In contrast to the Hubble Space Telescope or similar instruments, Gaia does not, by itself, produce an image. Instead, it registers the coordinates of the center of the luminosity of a celestial object. Together with MIPT student Alexander Plavin, Kovalev and Petrov compared the data on the coordinates of quasars obtained by Gaia and VLBI. It turned out that, for roughly 6 percent of objects, the positions did not agree very well. Generally, the position of an object provided by Gaia was shifted in the direction of jets.

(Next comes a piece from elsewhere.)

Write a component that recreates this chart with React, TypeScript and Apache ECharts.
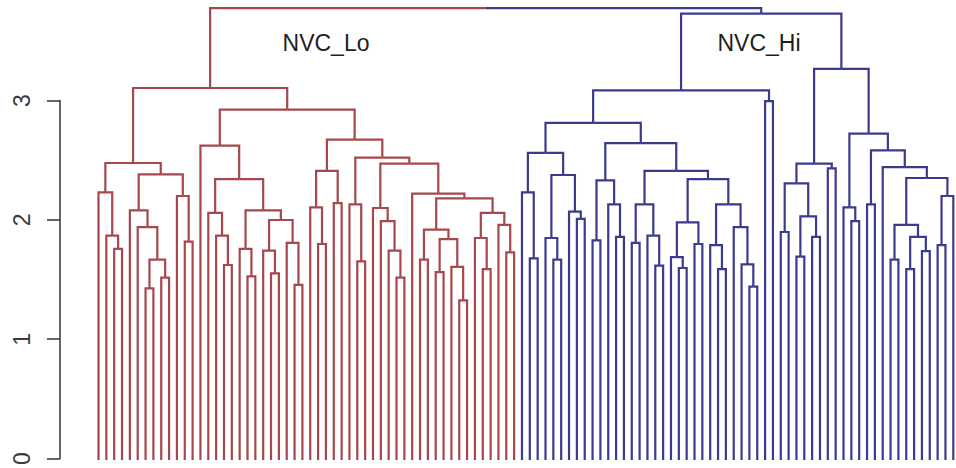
import React, { useEffect, useRef } from "react";
import * as echarts from "echarts";

type Tree = number | [number, Tree, Tree];

// Leaves are numbered 0..109 in plotting order; an internal node is [mergeHeight, left, right].
const loLeftBranch: Tree = [2.475,
  [2.23, 0, [1.87, 1, [1.76, 2, 3]]],
  [2.38,
    [2.08, 4, [1.94, 5, [1.67, [1.43, 6, 7], [1.52, 8, 9]]]],
    [2.2, 10, [1.82, 11, 12]]]];

const loMidBranch: Tree = [2.62, 13,
  [2.34,
    [2.06, 14, [1.87, 15, [1.625, 16, 17]]],
    [2.08,
      [1.76, 18, [1.53, 19, 20]],
      [2.0, [1.745, 21, [1.555, 22, 23]], [1.81, 24, [1.46, 25, 26]]]]]];

const loRightBranch: Tree = [2.67,
  [2.41, [2.105, 27, [1.8, 28, 29]], [2.14, 30, 31]],
  [2.52,
    [2.13, 32, [1.655, 33, 34]],
    [2.47,
      [2.1, 35, [1.99, 36, [1.745, 37, [1.52, 38, 39]]]],
      [2.22, 40,
        [2.18,
          [1.92, [1.67, 41, 42], [1.84, [1.565, 43, 44], [1.61, 45, [1.33, 46, 47]]]],
          [2.06, [1.85, 48, [1.59, 49, 50]], [1.96, 51, [1.73, 52, 53]]]]]]]];

const nvcLo: Tree = [3.1, loLeftBranch, [2.92, loMidBranch, loRightBranch]];

const hiLeftBranch: Tree = [2.81,
  [2.56,
    [2.23, 54, [1.68, 55, 56]],
    [2.375, [1.85, 57, [1.67, 58, 59]], [2.07, 60, [2.01, 61, 62]]]],
  [2.64,
    [2.33, [1.83, 63, 64], [2.13, 65, [1.86, 66, 67]]],
    [2.41,
      [2.13, [1.81, 68, 69], [1.87, 70, [1.62, 71, 72]]],
      [2.34,
        [1.98, [1.69, 73, [1.6, 74, 75]], [1.8, 76, 77]],
        [2.13, [1.79, 78, [1.59, 79, 80]], [1.94, 81, [1.63, 82, [1.445, 83, 84]]]]]]]];

const hiPair: Tree = [2.99, 85, 86];

const hiRightBranch: Tree = [3.26,
  [2.47,
    [2.305, [1.9, 87, 88], [2.03, [1.695, 89, 90], [1.86, 91, 92]]],
    [2.43, 93, 94]],
  [2.72,
    [2.105, 95, [1.99, 96, 97]],
    [2.58,
      [2.13, 98, 99],
      [2.44, 100,
        [2.35,
          [1.96, [1.67, 101, 102], [1.86, [1.59, 103, 104], [1.74, 105, 106]]],
          [2.2, [1.79, 107, 108], 109]]]]]];

const nvcHi: Tree = [3.72, [3.08, hiLeftBranch, hiPair], hiRightBranch];

const rootHeight = 3.765;
const clusterTrees: Tree[] = [nvcLo, nvcHi];
const clusterNames = ["NVC_Lo", "NVC_Hi"];
const yTickValues = [0, 1, 2, 3];

// styles (not data)
const clusterColors = ["#a5474c", "#3a3a8e"];
const labelCenters = [[326, 42.5], [759, 42.5]];

type Arm = [number, number, number, number, number];

function build(node: Tree, cluster: number, arms: Arm[]): { x: number; h: number } {
  if (typeof node === "number") return { x: node, h: 0 };
  const [h, l, r] = node;
  const a = build(l, cluster, arms);
  const b = build(r, cluster, arms);
  const xm = (a.x + b.x) / 2;
  arms.push([a.x, a.h, h, xm, cluster]);
  arms.push([b.x, b.h, h, xm, cluster]);
  return { x: xm, h };
}

function maxLeaf(node: Tree): number {
  if (typeof node === "number") return node;
  return Math.max(maxLeaf(node[1]), maxLeaf(node[2]));
}

export default function App() {
  const ref = useRef<HTMLDivElement>(null);
  useEffect(() => {
    const arms: Arm[] = [];
    const tops = clusterTrees.map((t, i) => build(t, i, arms));
    const xm = (tops[0].x + tops[1].x) / 2;
    tops.forEach((t, i) => arms.push([t.x, t.h, rootHeight, xm, i]));
    const leafCount = Math.max(...clusterTrees.map(maxLeaf)) + 1;

    const chart = echarts.init(ref.current!, null, { renderer: "svg" });
    chart.setOption({
      animation: false,
      backgroundColor: "#ffffff",
      grid: [
        { left: 98.5, width: 854.8, top: 4, height: 456 },
        { left: 60, width: 20, top: 100.5, height: 359.5 },
      ],
      xAxis: [
        { type: "value", gridIndex: 0, min: 0, max: leafCount - 1, show: false },
        { type: "value", gridIndex: 1, min: 0, max: 1, show: false },
      ],
      yAxis: [
        { type: "value", gridIndex: 0, min: 0, max: 3.8, show: false },
        {
          type: "value",
          gridIndex: 1,
          min: yTickValues[0],
          max: yTickValues[yTickValues.length - 1],
          interval: 1,
          axisLine: { show: true, lineStyle: { color: "#333333", width: 1.5 } },
          axisTick: { show: true, length: 13, lineStyle: { color: "#333333", width: 1.5 } },
          splitLine: { show: false },
          axisLabel: {
            rotate: 90,
            fontSize: 23,
            fontFamily: "Liberation Sans",
            color: "#3c3c3c",
            margin: 27,
          },
        },
      ],
      series: [
        {
          type: "custom",
          xAxisIndex: 0,
          yAxisIndex: 0,
          silent: true,
          clip: false,
          data: arms,
          renderItem: (params: any, api: any) => {
            const p0 = api.coord([api.value(0), api.value(1)]);
            const p1 = api.coord([api.value(0), api.value(2)]);
            const p2 = api.coord([api.value(3), api.value(2)]);
            return {
              type: "polyline",
              shape: { points: [p0, p1, p2] },
              style: { stroke: clusterColors[api.value(4)], fill: "none", lineWidth: 2.2 },
            };
          },
        },
      ],
      graphic: clusterNames.map((name, i) => ({
        type: "text",
        x: labelCenters[i][0],
        y: labelCenters[i][1],
        style: {
          text: name,
          font: '23px "Liberation Sans"',
          fill: "#1e1e1e",
          align: "center",
          textAlign: "center",
          verticalAlign: "middle",
          textVerticalAlign: "middle",
        },
      })),
    });
    return () => chart.dispose();
  }, []);
  return (
    <div
      ref={ref}
      style={{ position: "fixed", left: 0, top: 0, width: 956, height: 468, background: "#fff" }}
    />
  );
}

This animation illustrates the expulsion of hot plasma in remote quasars as seen in radio waves with a resolution better than 1 milliarcsecond. The luminosity is reflected by the colors used, with yellow corresponding to higher and blue to lower levels. Graphic courtesy of Y. Kovalev and the MOJAVE collaboration.
“We can now use the data on variable radiation output and position of quasars provided by radio interferometry and Gaia to recreate and study the structure of hundreds of very remote quasars at the scale of parsecs, thousandths of a second of arc. This precision is superior to what is possible with ordinary optical telescopes and even with Hubble,” says Kovalev. He adds that data analysis revealed the existence of bright jets emitting in visible light in many quasars at angular scales so fine that even the Hubble Space Telescope cannot detect them. In order to see such a structure directly, a space telescope with a mirror the size of a stadium would be needed. The scientists suggested a method for revealing this structure indirectly by means of combining the data from existing telescopes.
The investigation of variations in source positions and brightness will help us find out what causes bright flares in active galactic nuclei. This will improve our understanding of the physics of accretion disks and supermassive black holes.
There is even a further practical aspect to this discovery: VLBI-based quasar observations are used in navigation to establish a celestial frame of reference. This is necessary for tracking the movement of continents and operating positioning systems, including GPS and GLONASS. The comparison of the data provided by VLBI and the Gaia space telescope indicates the presence of a certain source position “jitter” in the optical range. As a consequence, caution is required when using the coordinates of active galactic nuclei obtained by optical observations for navigation.